▶ **Work to complete**: Skip the pictures. Set down, word for word, the lines from the start of the material up to and including the line with "-- (107.143:\Rout) arc[start".

▶ **Exercise data**:

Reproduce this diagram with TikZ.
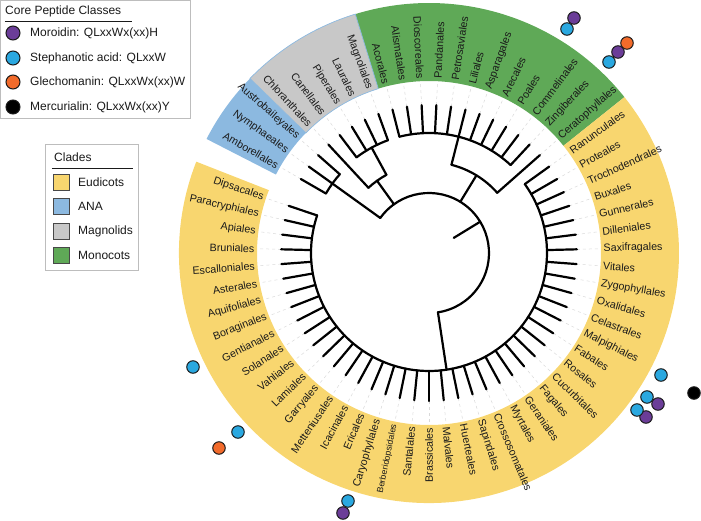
\documentclass[tikz,border=0pt]{standalone}
\usepackage{fontspec}
\setmainfont{Liberation Sans}
\usetikzlibrary{calc}
\definecolor{txt}{HTML}{1A1A1A}
\definecolor{eud}{HTML}{F8D66F}
\definecolor{ana}{HTML}{8CB9E0}
\definecolor{mag}{HTML}{C8C8C8}
\definecolor{mono}{HTML}{5FA957}
\definecolor{moro}{HTML}{6B3D98}
\definecolor{steph}{HTML}{2AA8E0}
\definecolor{glech}{HTML}{F26B2B}
\definecolor{merc}{HTML}{000000}
\definecolor{boxline}{HTML}{BDBDBD}
\tikzset{
  branch/.style={draw=black, line width=2.2pt, line cap=round, line join=round},
  tipline/.style={draw=black!15, dashed, line width=0.5pt},
  lab/.style={text=txt, font=\fontsize{10.7}{12}\selectfont, inner sep=0.5pt},
  legtxt/.style={text=txt, font=\fontsize{12}{14}\selectfont, anchor=west, inner sep=0pt},
  pep/.style={circle, draw=txt, line width=1pt, inner sep=0pt, minimum size=12.5pt},
  swatch/.style={draw=txt!80, line width=0.8pt},
  legbox/.style={draw=boxline, line width=1pt, fill=white},
}
% angle of leaf number #1 (0 = Amborellales, clockwise)
\newcommand{\lang}[1]{\fpeval{150-(#1)*360/63}}
% node arc at radius #1 from angle #2 to #3, stem from radius #4
\newcommand{\clade}[4]{%
  \draw[branch] (#2:#1) arc[start angle=#2, end angle=#3, radius=#1];
  \pgfmathsetmacro{\stemang}{(#2+#3)/2}
  \draw[branch] (\stemang:#4) -- (\stemang:#1);
}

\begin{document}
\begin{tikzpicture}[x=1pt,y=1pt]
  \useasboundingbox (-429,-267) rectangle (272,253);
  \def\Rin{172}
  \def\Rout{250}
  \def\Rtip{148}

  % clade sectors
  \foreach \a/\b/\c in {152.857/135.714/ana, 135.714/107.143/mag,
                        107.143/38.571/mono, 38.571/-201.429/eud}
    \fill[\c] (\a:\Rin) arc[start angle=\a, end angle=\b, radius=\Rin]
      -- (\b:\Rout) arc[start angle=\b, end angle=\a, radius=\Rout] -- cycle;
  \draw[ana, line width=0.7pt] (135.714:\Rin) arc[start angle=135.714, end angle=107.143, radius=\Rin]
      -- (107.143:\Rout) arc[start angle=107.143, end angle=135.714, radius=\Rout] -- cycle;

  % leaf labels
  \foreach \nm [count=\k from 0] in {Amborellales, Nymphaeales, Austrobaileyales,
      Chloranthales, Canellales, Piperales, Laurales, Magnoliales,
      Acorales, Alismatales, Dioscoreales, Pandanales, Petrosaviales, Liliales,
      Asparagales, Arecales, Poales, Commelinales, Zingiberales, Ceratophyllales,
      Ranunculales, Proteales, Trochodendrales, Buxales, Gunnerales, Dilleniales,
      Saxifragales, Vitales, Zygophyllales, Oxalidales, Celastrales, Malpighiales,
      Fabales, Rosales, Cucurbitales, Fagales, Geraniales, Myrtales,
      Crossosomatales, Sapindales, Huerteales, Malvales, Brassicales, Santalales,
      {\fontsize{8.8}{10}\selectfont Berberidopsidales}, Caryophyllales, Ericales,
      Icacinales, Metteniusales, Garryales, Lamiales, Vahliales, Solanales,
      Gentianales, Boraginales, Aquifoliales, Asterales, Escalloniales, Bruniales,
      Apiales, Paracryphiales, Dipsacales} {
    \pgfmathsetmacro{\a}{150-\k*5.7142857}
    \pgfmathsetmacro{\ra}{\a+180}
    \draw[tipline] (\a:\Rtip) -- (\a:\Rin);
    \ifnum\k<11
      \node[lab, anchor=east, rotate=\ra] at (\a:174) {\nm};
    \else\ifnum\k>41
      \node[lab, anchor=east, rotate=\ra] at (\a:174) {\nm};
    \else
      \node[lab, anchor=west, rotate=\a] at (\a:174) {\nm};
    \fi\fi
  }

  % tree: leaves
  \foreach \k/\r in {0/119, 1/119, 2/119, 3/89, 19/91}
    \draw[branch] (\lang{\k}:\r) -- (\lang{\k}:\Rtip);
  \foreach \k in {4,...,18}
    \draw[branch] (\lang{\k}:120) -- (\lang{\k}:\Rtip);
  \foreach \k in {20,...,61}
    \draw[branch] (\lang{\k}:118) -- (\lang{\k}:\Rtip);

  % tree: inner nodes
  \clade{119}{\lang{0}}{\lang{2}}{60}
  \clade{120}{\lang{4}}{\lang{7}}{89}
  \clade{89}{\lang{3}}{118.571}{60}
  \clade{120}{\lang{8}}{\lang{18}}{91}
  \clade{91}{75.714}{\lang{19}}{60}
  \clade{118}{\lang{20}}{\lang{61}}{60}
  \clade{60}{\lang{1}}{-81.429}{29}

  % legends and peptide marks, in pixel coordinates
  \begin{scope}[shift={(-429,253)}, yscale=-1]
    \draw[legbox] (1,1) rectangle (191,118);
    \node[legtxt] (pepttl) at (5,11) {Core Peptide Classes};
    \draw[txt, line width=0.9pt] (5,21) -- (132,21);
    \foreach \y/\c/\t in {33/moro/{Moroidin: QLxxWx(xx)H},
                          58/steph/{Stephanotic acid: QLxxW},
                          82/glech/{Glechomanin: QLxxWx(xx)W},
                          107/merc/{Mercurialin: QLxxWx(xx)Y}} {
      \node[pep, fill=\c, minimum size=14pt] at (13,\y) {};
      \node[legtxt] at (30,\y) {\t};
    }

    \draw[legbox] (46,144) rectangle (139,270);
    \node[legtxt] (cladettl) at (54,157) {Clades};
    \draw[txt, line width=0.9pt] (52,168) -- (133,168);
    \foreach \y/\c/\t in {182/eud/Eudicots, 206/ana/ANA, 231/mag/Magnolids, 255/mono/Monocots} {
      \draw[swatch, fill=\c] (53,\y-8) rectangle (69,\y+8);
      \node[legtxt] at (78,\y) {\t};
    }

    % peptide marks outside the ring
    \foreach \x/\y/\c in {574/18/moro, 567/29/steph,
                          627/43/glech, 618/52/moro, 609/62/steph,
                          661/375/steph, 694/393/merc,
                          658/404/moro, 647/397/steph,
                          646/417/moro, 637/410/steph,
                          193/367/steph, 238/432/steph, 219/448/glech,
                          348/501/steph, 343/513/moro}
      \node[pep, fill=\c] at (\x,\y) {};
  \end{scope}
\end{tikzpicture}
\end{document}
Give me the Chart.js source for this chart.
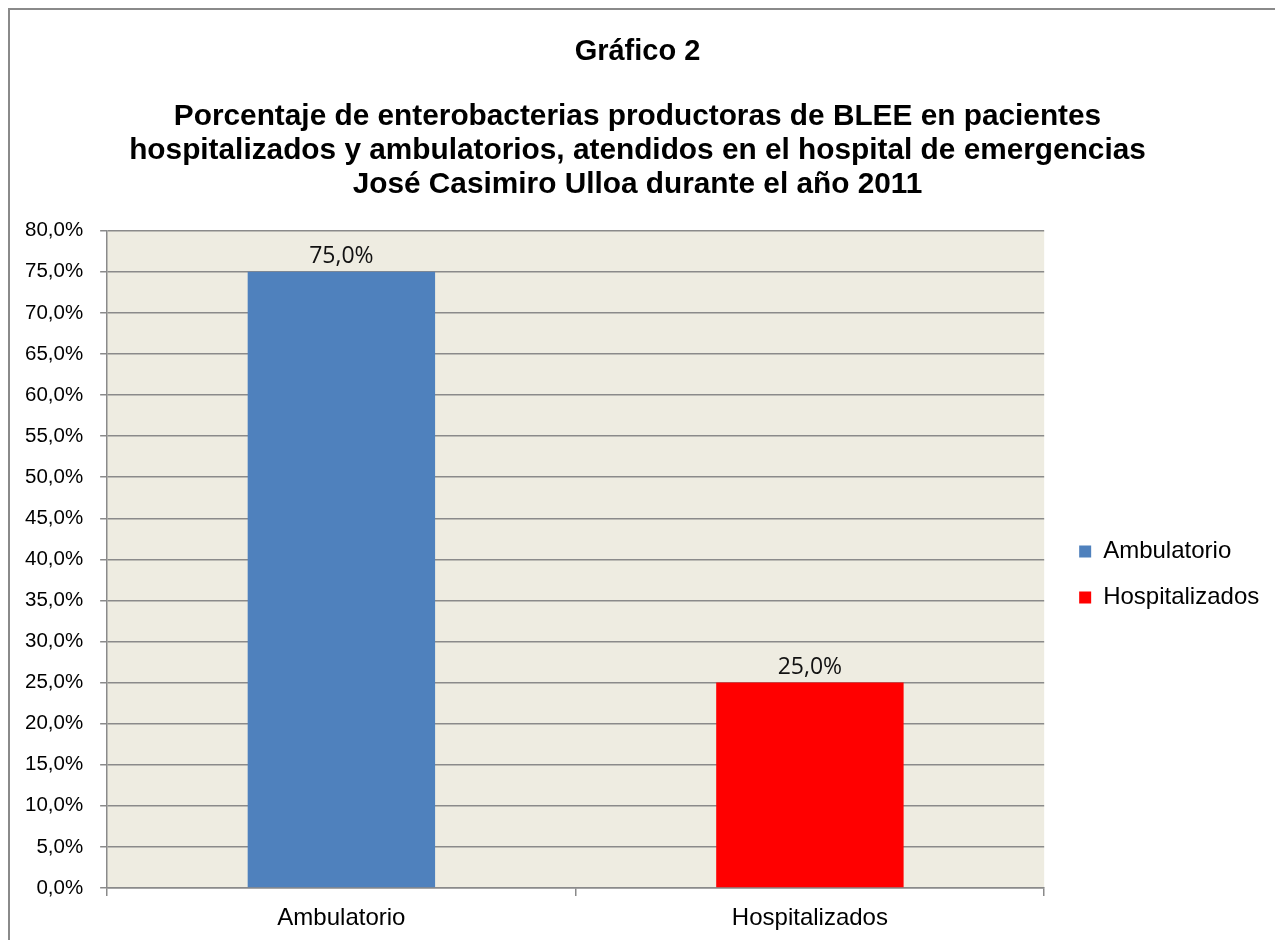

▶ **Final result**:
Reproduce this diagram with TikZ.
\documentclass[tikz,border=0pt]{standalone}
\usepackage{fontspec}
\setmainfont{Liberation Sans}
\usetikzlibrary{calc}
\definecolor{txt}{HTML}{1A1A1A}
\definecolor{eud}{HTML}{F8D66F}
\definecolor{ana}{HTML}{8CB9E0}
\definecolor{mag}{HTML}{C8C8C8}
\definecolor{mono}{HTML}{5FA957}
\definecolor{moro}{HTML}{6B3D98}
\definecolor{steph}{HTML}{2AA8E0}
\definecolor{glech}{HTML}{F26B2B}
\definecolor{merc}{HTML}{000000}
\definecolor{boxline}{HTML}{BDBDBD}
\tikzset{
  branch/.style={draw=black, line width=2.2pt, line cap=round, line join=round},
  tipline/.style={draw=black!15, dashed, line width=0.5pt},
  lab/.style={text=txt, font=\fontsize{10.7}{12}\selectfont, inner sep=0.5pt},
  legtxt/.style={text=txt, font=\fontsize{12}{14}\selectfont, anchor=west, inner sep=0pt},
  pep/.style={circle, draw=txt, line width=1pt, inner sep=0pt, minimum size=12.5pt},
  swatch/.style={draw=txt!80, line width=0.8pt},
  legbox/.style={draw=boxline, line width=1pt, fill=white},
}
% angle of leaf number #1 (0 = Amborellales, clockwise)
\newcommand{\lang}[1]{\fpeval{150-(#1)*360/63}}
% node arc at radius #1 from angle #2 to #3, stem from radius #4
\newcommand{\clade}[4]{%
  \draw[branch] (#2:#1) arc[start angle=#2, end angle=#3, radius=#1];
  \pgfmathsetmacro{\stemang}{(#2+#3)/2}
  \draw[branch] (\stemang:#4) -- (\stemang:#1);
}

\begin{document}
\begin{tikzpicture}[x=1pt,y=1pt]
  \useasboundingbox (-429,-267) rectangle (272,253);
  \def\Rin{172}
  \def\Rout{250}
  \def\Rtip{148}

  % clade sectors
  \foreach \a/\b/\c in {152.857/135.714/ana, 135.714/107.143/mag,
                        107.143/38.571/mono, 38.571/-201.429/eud}
    \fill[\c] (\a:\Rin) arc[start angle=\a, end angle=\b, radius=\Rin]
      -- (\b:\Rout) arc[start angle=\b, end angle=\a, radius=\Rout] -- cycle;
  \draw[ana, line width=0.7pt] (135.714:\Rin) arc[start angle=135.714, end angle=107.143, radius=\Rin]
      -- (107.143:\Rout) arc[start angle=107.143, end angle=135.714, radius=\Rout] -- cycle;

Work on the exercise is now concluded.